О, как было бы великолепно, скажи она – да, мол, сделала ноги до срока. Он бы подвернул к первому же посту автоинспекции и с чистой совестью сдал беглую преступницу Маргариту Дебрскую, осужденную за непредумышленное убийство на пять лет лишения свободы, однако почему-то замаячившую в его жизни уже через три года. Но это наивные мечты, конечно.
– Почему сразу – сбежала? У нас такого уговора не было. У нас был уговор, что я отмотаю от звонка до звонка. Я так и собиралась, даже ни разу писануться не пыталась – ну, выслужиться перед начальством, до срока заработать освобождение, – пояснила она, поймав косой, недоумевающий взгляд Антона. – Татуировочку сделала себе на левом плече… Мы там все кололи татуировочки кто во что горазд, но у тех, у кого дома дети остались, что-нибудь душевное: на пояснице аист с ребенком на спине или головка детская на руке. А у меня вообще – хоть рыдай: «Любовь и нежность», потом написано – «Антон» и дата: 2001 год. Я ж должна была выйти в 2001-м. Однако кто ж знал, что амнистию объявят?
Амнистия, значит… Недаром Инна так опасалась этой амнистии! Но дальше опасений дело не пошло. Они слишком закрутились со своими делами, чтобы проверить, кого освобождают. Нет, помнится, Инна что-то такое говорила, будто убийц амнистия не коснется. Но раз так, каким же образом освободилась Ритка?

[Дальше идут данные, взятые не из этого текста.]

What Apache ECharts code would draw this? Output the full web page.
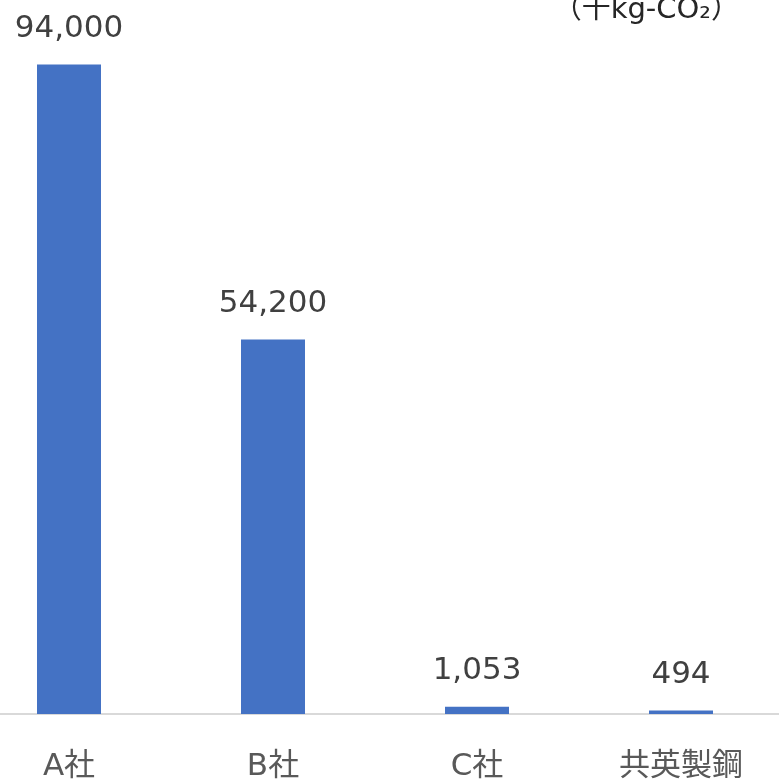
<!DOCTYPE html>
<html><head><meta charset="utf-8">
<script src="https://cdn.jsdelivr.net/npm/echarts@6/dist/echarts.min.js"></script>
<style>html,body{margin:0;padding:0;background:#fff}#c{width:779px;height:779px}</style>
</head><body><div id="c"></div>
<script>
const categories = ['A社', 'B社', 'C社', '共英製鋼'];
const values = [94000, 54200, 1053, 494];
const unitLabel = '（千kg-CO₂）';

const FONT = "'DejaVu Sans', 'Noto Sans CJK JP', sans-serif";

const chart = echarts.init(document.getElementById('c'), null, {renderer: 'canvas'});
chart.setOption({
  animation: false,
  backgroundColor: '#ffffff',
  grid: {left: -33, right: -4, top: 23, bottom: 65, containLabel: false, outerBoundsMode: 'none'},
  xAxis: {
    type: 'category', data: categories,
    axisLine: {show: true, lineStyle: {color: '#d9d9d9', width: 2}},
    axisTick: {show: false},
    axisLabel: {color: '#595959', margin: 37, interval: 0, fontSize: 31, fontFamily: FONT}
  },
  yAxis: {type: 'value', min: 0, max: 100000, show: false, splitLine: {show: false}},
  series: [{
    type: 'bar', data: values, barWidth: 64,
    itemStyle: {color: '#4472c4'},
    label: {
      show: true, position: 'top', distance: 20, color: '#404040', fontSize: 31,
      fontFamily: FONT,
      formatter: p => p.value.toLocaleString('en-US')
    }
  }],
  graphic: [{
    type: 'text', x: 740, y: 10,
    style: {text: unitLabel, fill: '#262626', fontSize: 29, fontFamily: FONT, align: 'right', verticalAlign: 'middle'}
  }]
});
</script></body></html>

– Да, мне повезло, – самодовольно кивнула та, словно подслушав его мысли. – Вообще-то с моей статьей выпускали, только если совсем хреново со здоровьем. Чтоб ты знал: у меня теперь прогрессирующая чахотка. А также злокачественная фиброма. – И злорадно расхохоталась, словно учуяв, как радостно встрепенулось сердце Дебрского: – Рано радуешься, сволочь. Конечно, зона не курорт, однако все это липа. Помогли добрые люди, они ведь даже в тюряге есть.
– Добрые люди? – Антон резко обернулся к ней. – Ты имеешь в виду, что за все это… за амнистию, за справки… заплатила?

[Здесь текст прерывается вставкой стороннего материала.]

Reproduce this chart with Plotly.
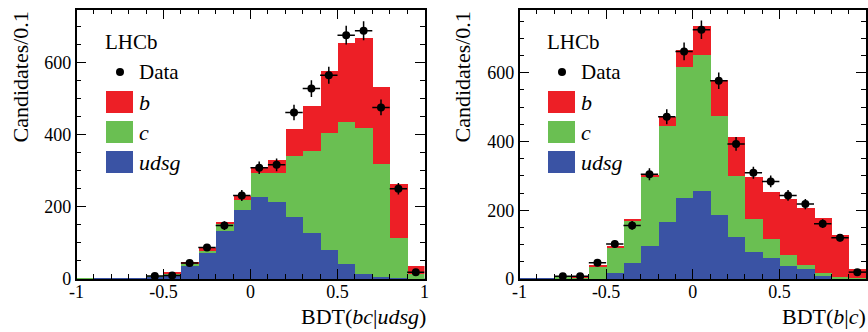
import numpy as np
import plotly.graph_objects as go

W, H = 868, 332

# Bin centres (BDT output, 20 bins of width 0.1)
bin_centers = [-0.95, -0.85, -0.75, -0.65, -0.55, -0.45, -0.35, -0.25, -0.15, -0.05,
               0.05, 0.15, 0.25, 0.35, 0.45, 0.55, 0.65, 0.75, 0.85, 0.95]
x_tickvals = [-1, -0.5, 0, 0.5, 1]
x_ticktext = ["-1", "-0.5", "0", "0.5", "1"]

# Left panel: BDT(bc|udsg)
left_udsg = [2, 2, 2, 2, 7, 13, 37, 73, 135, 193, 229, 215, 174, 128, 81, 44, 16, 8, 4, 2]
left_c = [1, 0, 0, 0, 1, 4, 6, 8, 19, 28, 65, 80, 169, 229, 325, 393, 403, 311, 110, 13]
left_b = [0, 0, 0, 0, 0, 3, 3, 5, 5, 10, 18, 36, 74, 123, 172, 219, 249, 214, 151, 21]
left_data = [None, None, None, None, 8, 10, 44, 87, 148, 231, 308, 316, 461, 527, 564, 675, 687, 475, 250, 19]

# Right panel: BDT(b|c)
right_udsg = [2, 2, 1, 1, 2, 19, 48, 97, 167, 236, 257, 189, 123, 81, 63, 39, 30, 9, 4, 2]
right_c = [0, 0, 5, 6, 36, 73, 122, 200, 280, 382, 396, 287, 177, 96, 54, 31, 12, 11, 2, 1]
right_b = [0, 0, 0, 3, 4, 4, 7, 7, 27, 51, 85, 104, 114, 121, 137, 163, 167, 160, 124, 28]
right_data = [None, None, 8, 8, 47, 102, 156, 305, 472, 662, 725, 577, 393, 309, 284, 243, 218, 161, 120, 20]

RED = "#ED1F26"
GREEN = "#6ABF52"
BLUE = "#3A53A4"
FONT = "Liberation Serif, Times New Roman, serif"

fig = go.Figure()

def add_panel(xa, ya, udsg, c, b, data):
    for vals, col in ((udsg, BLUE), (c, GREEN), (b, RED)):
        fig.add_trace(go.Bar(x=bin_centers, y=vals, width=0.1, marker=dict(color=col, line=dict(width=0)),
                             xaxis=xa, yaxis=ya, showlegend=False))
    xs = [x for x, d in zip(bin_centers, data) if d is not None]
    ys = [d for d in data if d is not None]
    fig.add_trace(go.Scatter(x=xs, y=ys, mode="markers", xaxis=xa, yaxis=ya, showlegend=False,
                             marker=dict(color="black", size=8),
                             error_x=dict(type="constant", value=0.05, color="black", thickness=1.5, width=0),
                             error_y=dict(type="data", array=list(np.sqrt(ys)), color="black", thickness=1.5, width=0)))

add_panel("x", "y", left_udsg, left_c, left_b, left_data)
add_panel("x2", "y2", right_udsg, right_c, right_b, right_data)

def px2x(p):
    return p / W

def px2y(p):
    return 1 - p / H

frame_top, frame_bot = 9.5, 279
left_x0, left_x1 = 76.5, 424.5
right_x0, right_x1 = 519.5, 866

TICKFONT = dict(family=FONT, size=18, color="black")
xaxis_common = dict(range=[-1, 1], tickmode="array", tickvals=x_tickvals, ticktext=x_ticktext,
                    ticks="inside", ticklen=10, tickwidth=1, tickcolor="black",
                    showline=True, linecolor="black", linewidth=1.5, mirror="allticks", showgrid=False, zeroline=False,
                    tickfont=TICKFONT, automargin=False, ticklabelstandoff=-4,
                    minor=dict(dtick=0.1, tick0=-1, ticks="inside", ticklen=5, tickcolor="black", tickwidth=1, showgrid=False))
yaxis_common = dict(dtick=200, ticks="inside", ticklen=10, tickwidth=1, tickcolor="black",
                    showline=True, linecolor="black", linewidth=1.5, mirror="allticks", showgrid=False, zeroline=False,
                    tickfont=TICKFONT, automargin=False,
                    minor=dict(dtick=50, ticks="inside", ticklen=5, tickcolor="black", tickwidth=1, showgrid=False))

fig.update_layout(
    width=W, height=H, margin=dict(l=0, r=0, t=0, b=0, autoexpand=False),
    paper_bgcolor="white", plot_bgcolor="white",
    barmode="stack", bargap=0,
    xaxis=dict(domain=[px2x(left_x0), px2x(left_x1)], anchor="y", **xaxis_common),
    yaxis=dict(domain=[px2y(frame_bot), px2y(frame_top)], anchor="x", range=[0, 746], **yaxis_common),
    xaxis2=dict(domain=[px2x(right_x0), px2x(right_x1)], anchor="y2", **xaxis_common),
    yaxis2=dict(domain=[px2y(frame_bot), px2y(frame_top)], anchor="x2", range=[0, 784], **yaxis_common),
)

annotations = []
shapes = []

def text(x, y, s, size, xanchor="left", yanchor="middle", angle=0):
    annotations.append(dict(x=px2x(x), y=px2y(y), xref="paper", yref="paper", text=s, showarrow=False,
                            xanchor=xanchor, yanchor=yanchor, textangle=angle,
                            font=dict(family=FONT, size=size, color="black")))

# Axis titles
text(20, 10, "Candidates/0.1", 22, xanchor="center", yanchor="top", angle=-90)
text(462, 10, "Candidates/0.1", 22, xanchor="center", yanchor="top", angle=-90)
text(428, 316, "BDT(<i>bc</i>|<i>udsg</i>)", 22, xanchor="right")
text(868, 316, "BDT(<i>b</i>|<i>c</i>)", 22, xanchor="right")

# Legends
for lx in (105, 547):
    text(lx - 2, 42, "LHCb", 21)
    shapes.append(dict(type="circle", xref="paper", yref="paper",
                       x0=px2x(lx + 15 - 4), x1=px2x(lx + 15 + 4), y0=px2y(72 + 4), y1=px2y(72 - 4),
                       fillcolor="black", line=dict(width=0)))
    text(lx + 32, 72, "Data", 21)
    for i, (col, lab) in enumerate(((RED, "<i>b</i>"), (GREEN, "<i>c</i>"), (BLUE, "<i>udsg</i>"))):
        yc = 102 + i * 30
        shapes.append(dict(type="rect", xref="paper", yref="paper",
                           x0=px2x(lx + 1), x1=px2x(lx + 28), y0=px2y(yc + 11), y1=px2y(yc - 11),
                           fillcolor=col, line=dict(width=0)))
        text(lx + 32, yc, lab, 22)

fig.update_layout(annotations=annotations, shapes=shapes)
fig.write_html("out.html")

– А что? – повернулась Рита с таким отвратительно-невинным видом, что Дебрский едва удержался, чтобы не ударить ее в лицо. – Вполне бы могла и заплатить. Я теперь богатая женщина, разве нет? Мать говорит, деньги приходили регулярно.

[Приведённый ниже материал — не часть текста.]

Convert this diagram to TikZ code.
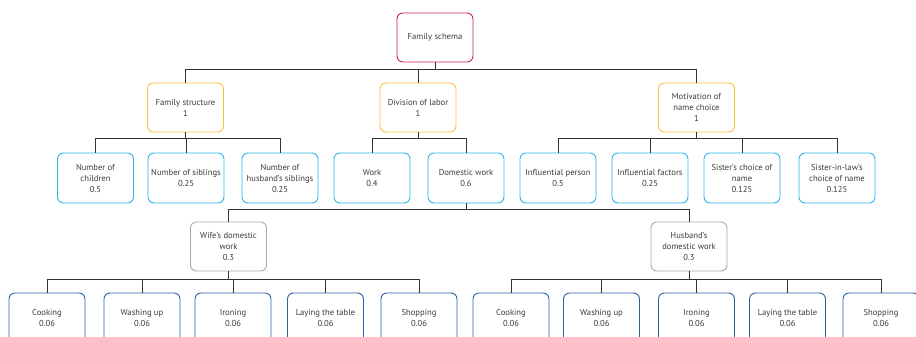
\documentclass[tikz,border=0pt]{standalone}
\usepackage{fontspec}
\setmainfont{PT Sans}
\usetikzlibrary{positioning}

\definecolor{schemared}{HTML}{C8235E}
\definecolor{mainyellow}{HTML}{F9C23C}
\definecolor{subcyan}{HTML}{2BB5E6}
\definecolor{partgray}{HTML}{A9A9A9}
\definecolor{taskblue}{HTML}{2F5FA6}
\definecolor{textgray}{HTML}{3A3A3A}
\definecolor{linegray}{HTML}{333333}

\tikzset{
    box/.style={draw, rounded corners=6pt, line width=0.9pt, minimum width=76pt,
        minimum height=49pt, align=center, inner sep=1pt, text=textgray,
        font=\fontsize{8.6}{11}\selectfont},
    rootbox/.style={box, draw=schemared},
    mainbox/.style={box, draw=mainyellow},
    subbox/.style={box, draw=subcyan, minimum height=50pt},
    partbox/.style={box, draw=partgray},
    taskbox/.style={box, draw=taskblue, minimum height=50pt},
    link/.style={draw=linegray, line width=0.8pt}
}

\begin{document}
\begin{tikzpicture}[x=1pt, y=-1pt]
    \clip (0,0) rectangle (916,337);

    % root
    \node[rootbox] (root) at (435,37.5) {Family schema};

    % main factors
    \node[mainbox] (struct) at (185.5,107.5) {Family structure\\1};
    \node[mainbox] (labor) at (418,107.5) {Division of labor\\1};
    \node[mainbox] (motiv) at (696.5,107.5) {Motivation of\\name choice\\1};

    % sub factors
    \node[subbox] (children) at (95.5,178) {Number of\\children\\0.5};
    \node[subbox] (siblings) at (186,178) {Number of siblings\\0.25};
    \node[subbox] (hsiblings) at (280,178) {Number of\\husband's siblings\\0.25};
    \node[subbox] (work) at (372,178) {Work\\0.4};
    \node[subbox] (domestic) at (466,178) {Domestic work\\0.6};
    \node[subbox] (person) at (558,178) {Influential person\\0.5};
    \node[subbox] (factors) at (650,178) {Influential factors\\0.25};
    \node[subbox] (sister) at (742,178) {Sister's choice of\\name\\0.125};
    \node[subbox] (sisterlaw) at (837,178) {Sister-in-law's\\choice of name\\0.125};

    % domestic work split
    \node[partbox] (wife) at (228.5,246.5) {Wife's domestic\\work\\0.3};
    \node[partbox] (husband) at (689,246.5) {Husband's\\domestic work\\0.3};

    % tasks
    \foreach \n/\x/\t in {1/47/Cooking, 2/142/Washing up, 3/233/Ironing,
        4/325.5/Laying the table, 5/419/Shopping} {
        \node[taskbox] (w\n) at (\x,318) {\t\\0.06};
    }
    \foreach \n/\x/\t in {1/511/Cooking, 2/601.5/Washing up, 3/696.5/Ironing,
        4/787.5/Laying the table, 5/881/Shopping} {
        \node[taskbox] (h\n) at (\x,318) {\t\\0.06};
    }

    % connectors
    \foreach \c in {struct, labor, motiv} {
        \draw[link] (root.south) -- ++(0,7) -| (\c.north);
    }
    \foreach \c in {children, siblings, hsiblings} {
        \draw[link] (struct.south) -- ++(0,6) -| (\c.north);
    }
    \foreach \c in {work, domestic} {
        \draw[link] (labor.south) -- ++(0,6) -| (\c.north);
    }
    \foreach \c in {person, factors, sister, sisterlaw} {
        \draw[link] (motiv.south) -- ++(0,6) -| (\c.north);
    }
    \foreach \c in {wife, husband} {
        \draw[link] (domestic.south) -- ++(0,6) -| (\c.north);
    }
    \foreach \n in {1,...,5} {
        \draw[link] (wife.south) -- ++(0,8) -| (w\n.north);
        \draw[link] (husband.south) -- ++(0,8) -| (h\n.north);
    }
\end{tikzpicture}
\end{document}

– Да, я исполнил все, что обещал, – кивнул Антон. – У тебя на счету пятьдесят тысяч долларов. – И не выдержал, сорвался: – Так какого же черта ты сюда притащилась? Чего тебе еще надо?!
– А ты на меня не ори! – завизжала Ритка так пронзительно, что у Дебрского заломило в ушах. – Договорщик нашелся! Бумажки бездушные переводил, а мне хоть бы одну дачку с воли кинул! Вертухайки на меня как волки рычали, я же нищая была, ничем им голодные пасти заткнуть не могла! Чего тебе еще надо, главное! Много чего, чтоб ты знал! Эти полста тысяч – копейки по сравнению с тем, что мне пришлось вынести. Да меня в первую же ночь бабы в камере изнасиловали самым зверским образом: засунули в промежность бутылку и давай волтузить! Это уж потом я кое-как научилась за себя стоять, а сначала лизала щелки всякой суке, кто побольнее за волосы схватит. Да я за эти годы только раз за мужика и подержалась… Настоящий был хрен, не чета твоему стручку! Сделал он, видишь ли, все, что обещал! Ты мне со своей Кошкой что обещал? Как выйду, получу деньги. А я их не могу получить, ты же их на срочный вклад положил, чтоб только через пять лет взять! Что ж мне, обратно в тюрягу возвращаться? Там хоть кормят, а тут – ложись и помирай!
– Да тише ты! – простонал Антон, чувствуя, как его начинает бить мелкая, противная дрожь, как слабеет тело – так было всегда, всю жизнь, стоило Рите начать орать и визжать. – Какого черта? Я ведь это ради твоего блага сделал. У Катерины Ивановны то один мужик, то другой, ну сама посуди: повытаскали бы они из нее эти деньги, ты вернулась бы к разбитому корыту – что бы делала?
Его взгляд упал на приборы, и у Антона перехватило горло: под двести идет! Дорожные указатели мелькали так, что не разглядеть. Господи, да ведь он и Балахну проскочил на такой же безумной скорости, даже не заметив городка. И если его кто-то пытался остановить, какой-нибудь бессонный автоинспектор, Дебрский не заметил и его. Вот будет сюрприз, если на посту возле Горьковского моря его задержат за превышение! Тогда всему конец… всему!